Non manca neppure un “aiutino” per l’altro apprendistato, ancor più ambizioso ma ancor meno appetitoso, quello per l’alta formazione, con una modifica dell’articolo 8- bis, comma 2, del decreto-legge n. 104/2013 convertito dalla legge n. 128/2013, per cui contratti di apprendistato «possono essere stipulati anche in deroga ai limiti di età stabiliti dall’art. 5 del testo unico», cioè di regola 17 anni, per lo svolgimento di periodi di formazione in azienda per gli studenti degli ultimi 2 anni delle scuole secondarie di secondo grado per il triennio 2014-2016, «con particolare riguardo agli studenti degli istituti professionali» (articolo 2, comma 2-bis, legge n. 78/2014).
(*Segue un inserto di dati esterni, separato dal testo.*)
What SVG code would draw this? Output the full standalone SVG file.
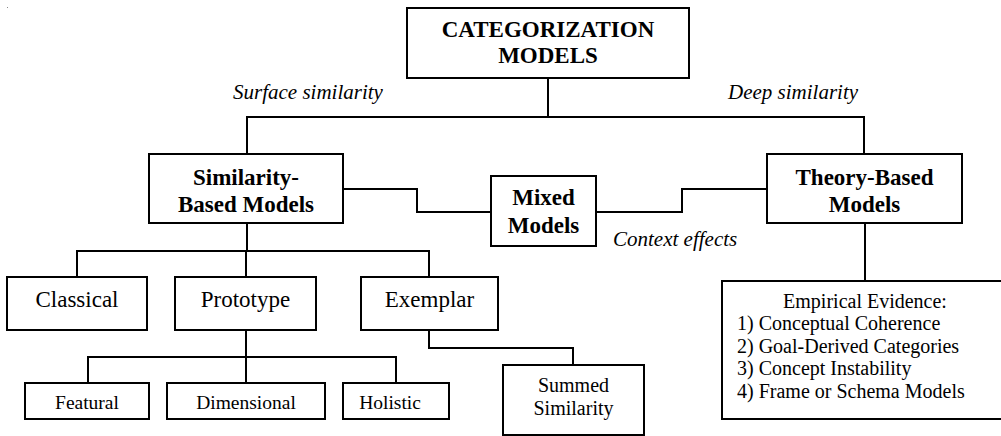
<svg xmlns="http://www.w3.org/2000/svg" width="1001" height="436" viewBox="0 0 1001 436" font-family="'Liberation Serif', Tinos, 'Times New Roman', 'DejaVu Serif', serif">
  <style>
    .box { fill: #fff; stroke: #000; stroke-width: 2; }
    .wire { fill: none; stroke: #000; stroke-width: 2; }
    text { font-family: 'Liberation Serif', Tinos, 'Times New Roman', 'DejaVu Serif', serif; fill: #000; }
    .title { font-size: 23px; font-weight: bold; text-anchor: middle; }
    .mid { font-size: 23px; text-anchor: middle; }
    .small { font-size: 19.5px; text-anchor: middle; }
    .list { font-size: 20px; }
    .note { font-size: 21px; font-style: italic; }
  </style>

  <rect x="7" y="7" width="1" height="1" fill="#888"/>

  <!-- connectors -->
  <g id="connectors" class="wire">
    <path d="M548 78 V117 M247 154 V117 H864 V154"/>
    <path d="M343 189 H417 V212 H491"/>
    <path d="M596 212 H682 V189 H767"/>
    <path d="M247 223 V251 M77 277 V251 H429 V277 M246 251 V277"/>
    <path d="M246 330 V357 M88 383 V357 H396 V383 M246 357 V383"/>
    <path d="M429 330 V348 H573 V365"/>
    <path d="M865 223 V281"/>
  </g>

  <!-- edge labels -->
  <g id="labels">
    <text class="note" x="233" y="99">Surface similarity</text>
    <text class="note" x="728" y="99">Deep similarity</text>
    <text class="note" x="613" y="246">Context effects</text>
  </g>

  <g id="root">
    <rect class="box" x="407" y="8" width="282" height="70"/>
    <text class="title" x="548" y="37">CATEGORIZATION</text>
    <text class="title" x="548" y="63">MODELS</text>
  </g>

  <g id="similarity">
    <rect class="box" x="149" y="154" width="194" height="69"/>
    <text class="title" x="246" y="185">Similarity-</text>
    <text class="title" x="246" y="212">Based Models</text>
  </g>

  <g id="mixed">
    <rect class="box" x="491" y="176" width="105" height="70"/>
    <text class="title" x="543.5" y="205">Mixed</text>
    <text class="title" x="543.5" y="233">Models</text>
  </g>

  <g id="theory">
    <rect class="box" x="767" y="154" width="195" height="69"/>
    <text class="title" x="864.5" y="185">Theory-Based</text>
    <text class="title" x="864.5" y="212">Models</text>
  </g>

  <g id="classical">
    <rect class="box" x="7" y="277" width="140" height="53"/>
    <text class="mid" x="77" y="307">Classical</text>
  </g>

  <g id="prototype">
    <rect class="box" x="175" y="277" width="141" height="53"/>
    <text class="mid" x="245.5" y="307">Prototype</text>
  </g>

  <g id="exemplar">
    <rect class="box" x="361" y="277" width="137" height="53"/>
    <text class="mid" x="429.5" y="307">Exemplar</text>
  </g>

  <g id="featural">
    <rect class="box" x="25" y="383" width="124" height="36"/>
    <text class="small" x="87" y="409">Featural</text>
  </g>

  <g id="dimensional">
    <rect class="box" x="167" y="383" width="158" height="36"/>
    <text class="small" x="246" y="409">Dimensional</text>
  </g>

  <g id="holistic">
    <rect class="box" x="343" y="383" width="106" height="36"/>
    <text class="small" x="390" y="409">Holistic</text>
  </g>

  <g id="summed">
    <rect class="box" x="503" y="365" width="141" height="70"/>
    <text class="small" x="573.5" y="392" style="font-size:20px">Summed</text>
    <text class="small" x="573.5" y="415" style="font-size:20px">Similarity</text>
  </g>

  <g id="evidence">
    <rect class="box" x="722" y="281" width="284" height="138"/>
    <text class="list" x="865" y="308" text-anchor="middle">Empirical Evidence:</text>
    <text class="list" x="737" y="330">1) Conceptual Coherence</text>
    <text class="list" x="737" y="352.5">2) Goal-Derived Categories</text>
    <text class="list" x="737" y="375">3) Concept Instability</text>
    <text class="list" x="737" y="398">4) Frame or Schema Models</text>
  </g>
</svg>
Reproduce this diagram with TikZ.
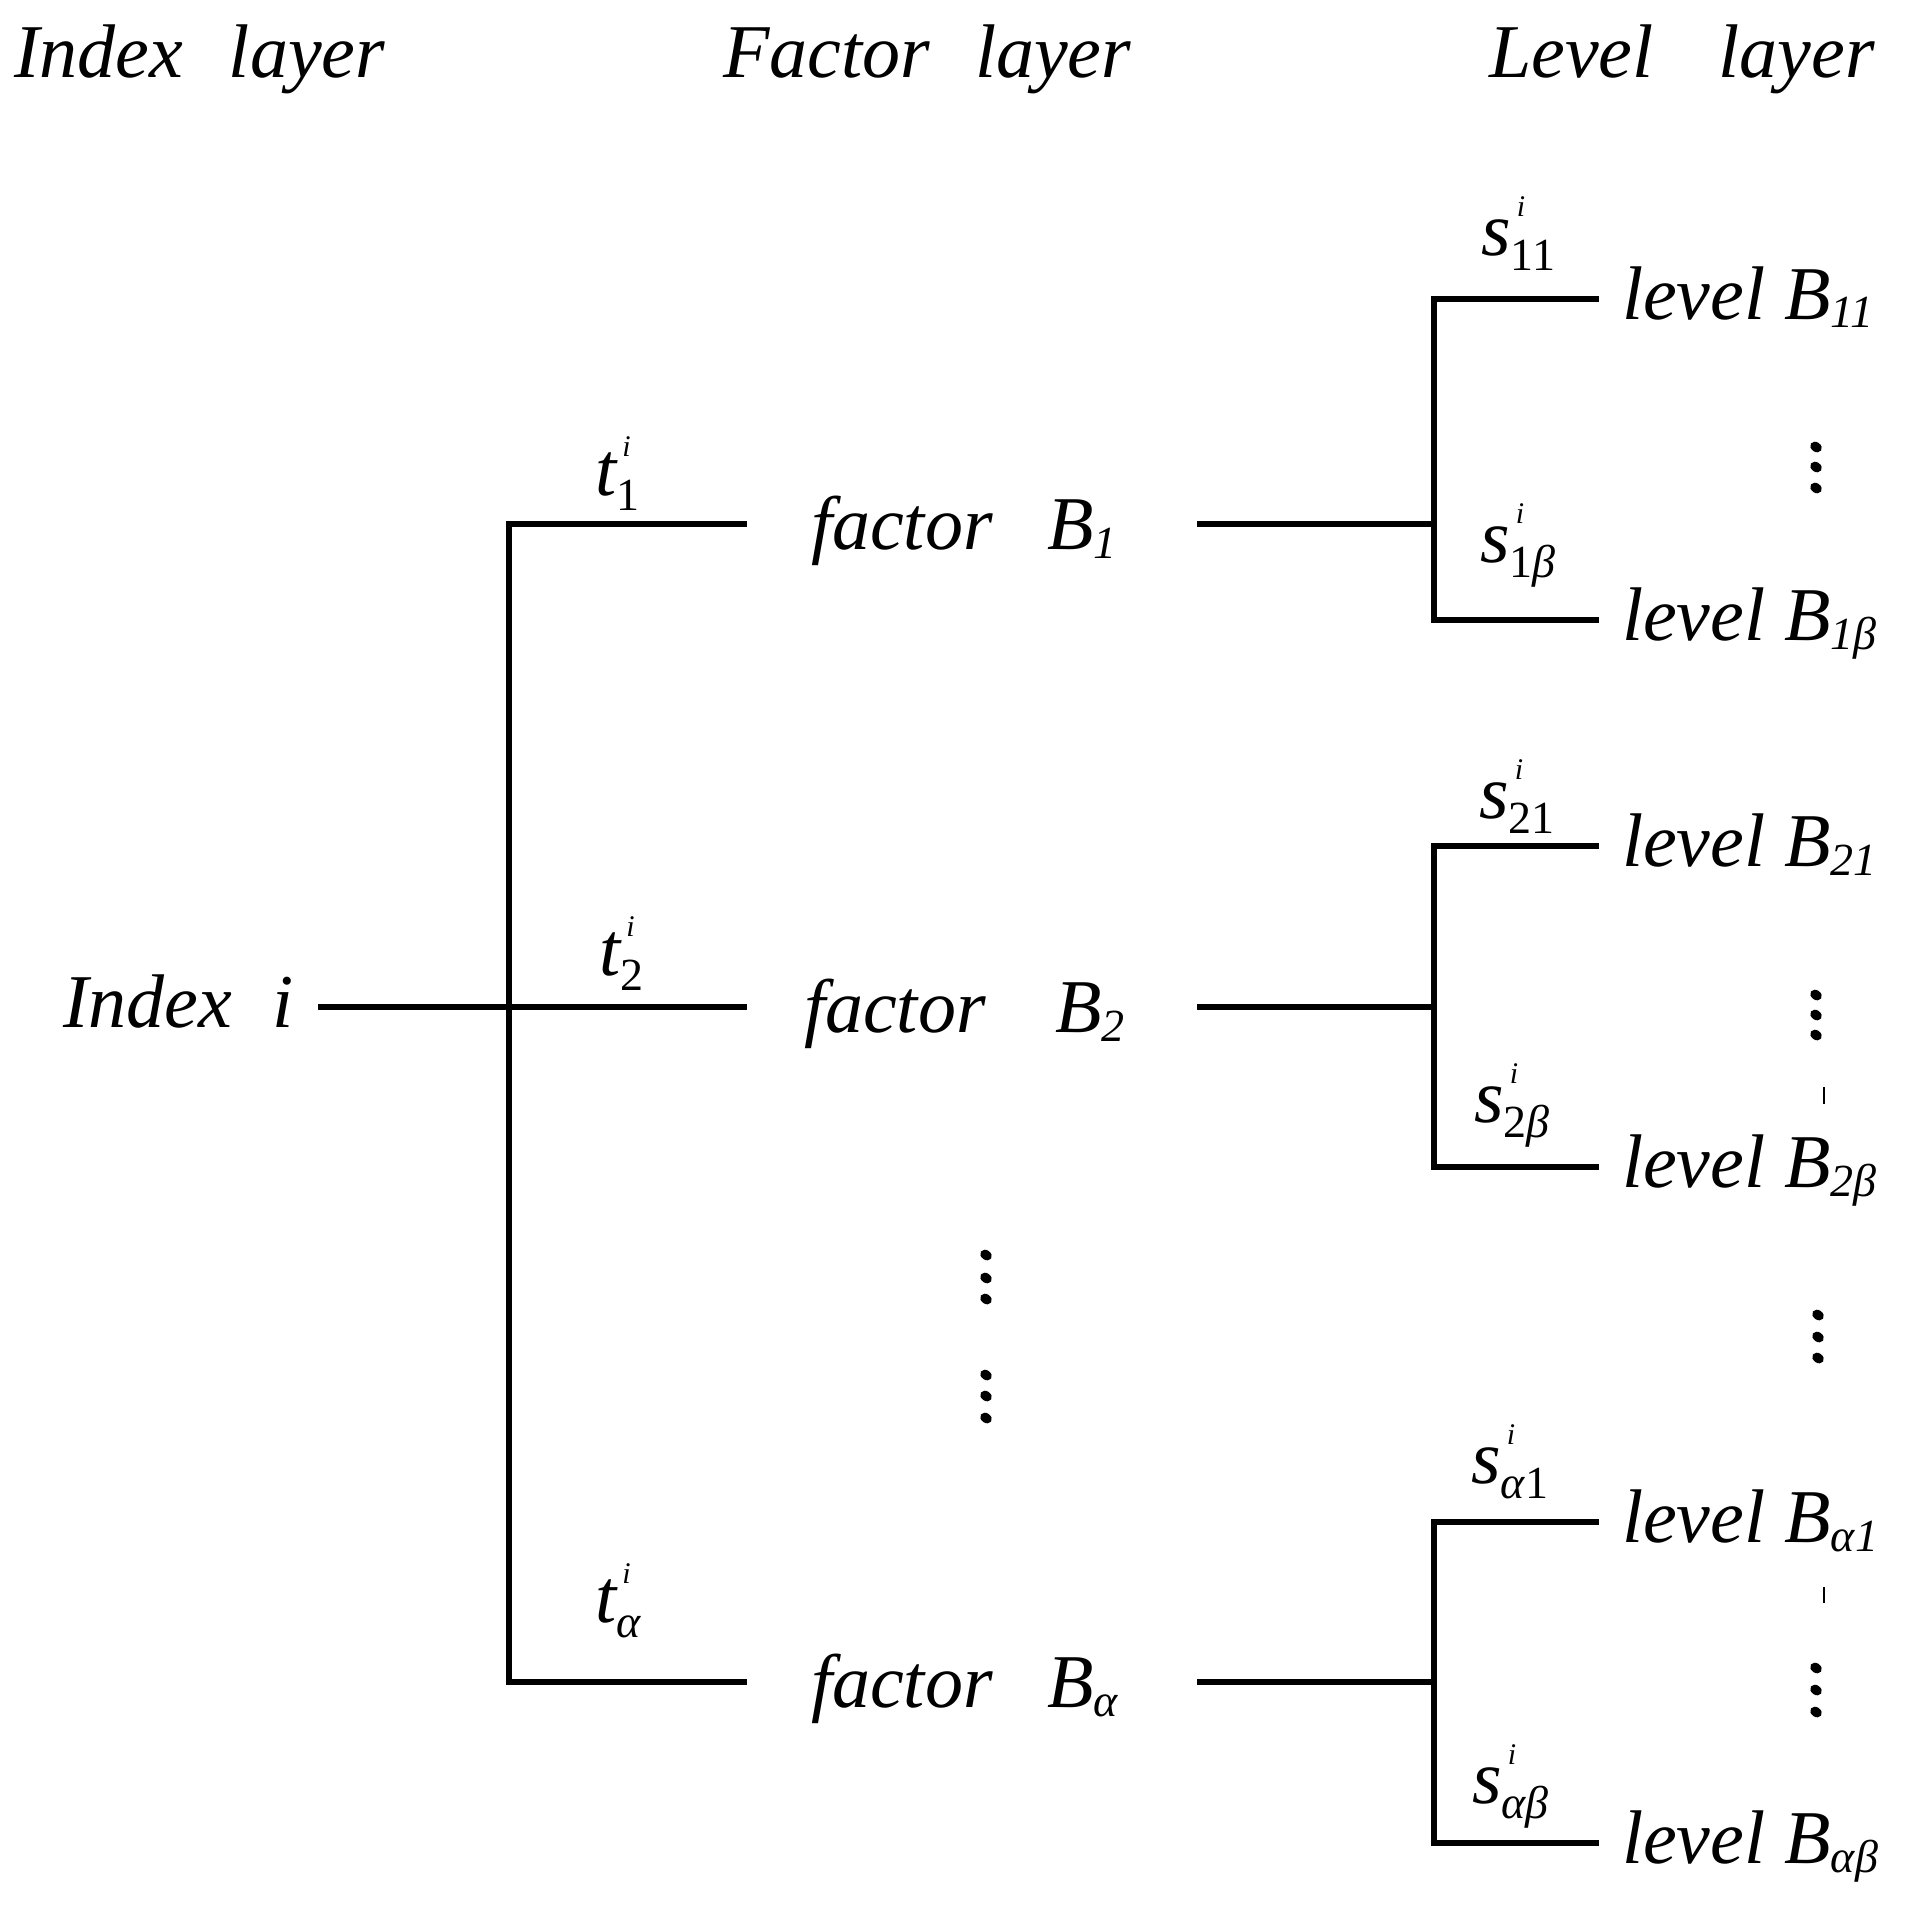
\documentclass[tikz,border=0pt]{standalone}
\usepackage{fontspec}
\setmainfont{Liberation Serif}

\newcommand{\wlab}[3]{\textit{#1}\rlap{\hspace{6pt}\raisebox{39pt}{\fontsize{30}{30}\selectfont\itshape #2}}\raisebox{-15pt}{\fontsize{46}{46}\selectfont\upshape #3}}
\newcommand{\lsub}[1]{\raisebox{-9pt}{\fontsize{46}{46}\selectfont\itshape #1}}

\begin{document}
\begin{tikzpicture}[x=1pt,y=-1pt,
	every node/.style={font=\fontsize{76}{76}\selectfont\itshape,inner sep=0pt},
	link/.style={line width=5.5pt},
	fac/.style={anchor=west,outer xsep=64pt,text width=322pt,align=left,text height=62pt,text depth=12pt},
	lvl/.style={anchor=west,outer xsep=23pt,text height=52pt,text depth=12pt},
	wt/.style={anchor=base west}]
	\useasboundingbox (0,0) rectangle (1921,1910);
	\node[wt] (hidx) at (14,78) {Index\hspace{46pt}layer};
	\node[wt] (hfac) at (723,78) {Factor\hspace{45pt}layer};
	\node[wt] (hlvl) at (1489,78) {Level\hspace{65pt}layer};
	\node[anchor=east,outer xsep=24pt,text height=52pt,text depth=12pt] (idx) at (318,1007) {Index\hspace{41pt}i};
	\node[fac] (f1) at (747,524) {\mbox{factor\hspace{55pt}B\lsub{1}}};
	\node[fac] (f2) at (747,1007) {\mbox{\hspace*{-7pt}factor\hspace{70pt}B\lsub{2}}};
	\node[fac] (fa) at (747,1682) {\mbox{factor\hspace{55pt}B\lsub{α}}};
	\node[lvl] (l11) at (1599,299) {level B\lsub{11}};
	\node[lvl] (l1b) at (1599,620) {level B\lsub{1β}};
	\node[lvl] (l21) at (1599,846) {level B\lsub{21}};
	\node[lvl] (l2b) at (1599,1167) {level B\lsub{2β}};
	\node[lvl] (la1) at (1599,1522) {level B\lsub{α1}};
	\node[lvl] (lab) at (1599,1843) {level B\lsub{αβ}};
	\node[wt] (t1) at (595,495) {\wlab{t}{i}{1}};
	\node[wt] (t2) at (599,975) {\wlab{t}{i}{2}};
	\node[wt] (ta) at (595,1622) {\wlab{t}{i}{\itshape α}};
	\node[wt] (s11) at (1481,255) {\wlab{s}{i}{11}};
	\node[wt] (s1b) at (1480,562) {\wlab{s}{i}{1\textit{β}}};
	\node[wt] (s21) at (1479,818) {\wlab{s}{i}{21}};
	\node[wt] (s2b) at (1474,1122) {\wlab{s}{i}{2\textit{β}}};
	\node[wt] (sa1) at (1471,1483) {\wlab{s}{i}{\textit{α}1}};
	\node[wt] (sab) at (1472,1803) {\wlab{s}{i}{\textit{αβ}}};
	\coordinate (tr) at (509,1007);
	\coordinate (ltr) at (1434,0);
	\draw[link] (idx.east) -- (f2.west);
	\draw[link] (f1.west) -| (tr |- fa.west) -- (fa.west);
	\draw[link] (f1.east) -- (ltr |- f1.east);
	\draw[link] (f2.east) -- (ltr |- f2.east);
	\draw[link] (fa.east) -- (ltr |- fa.east);
	\draw[link] (l11.west) -| (ltr |- l1b.west) -- (l1b.west);
	\draw[link] (l21.west) -| (ltr |- l2b.west) -- (l2b.west);
	\draw[link] (la1.west) -| (ltr |- lab.west) -- (lab.west);
	\foreach \x/\y in {986/1255,986/1278,986/1299,986/1375,986/1396,986/1418,
		1816/447,1816/467,1816/488,1816/995,1816/1015,1816/1035,
		1818/1315,1818/1337,1818/1358,1816/1668,1816/1690,1816/1712}
		\fill[rotate around={-35:(\x,\y)}] (\x,\y) ellipse (6.2 and 4.8);
	\draw[line width=2pt] (1824,1087) -- (1824,1104);
	\draw[line width=2pt] (1824,1587) -- (1824,1603);
\end{tikzpicture}
\end{document}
3. …E il “saldo” previsto per il futuro
Quello appena visto è l’“anticipo” del Jobs Act corrisposto per il presente, ma c’è un corposo e sostanzioso “saldo” in corso, così come anticipato dal disegno di legge delega passato al Senato e ora all’esame della Camera; che, peraltro, una volta definitivamente approvato, dovrà essere tradotto in decreti delegati lasciati largamente in mano al Governo, data la genericità, per non dir altro, dei principi e dei criteri direttivi costituzionalmente richiesti. Ma questa è altra storia affidata al futuro, su cui una dottrina lasciata completamente fuori dalla gestazione di una svolta anticipata dal Presidente del Consiglio dei Ministri come “epocale”, avrà il suo da fare per ridarle un minimo di sistematicità e pulizia tecnica.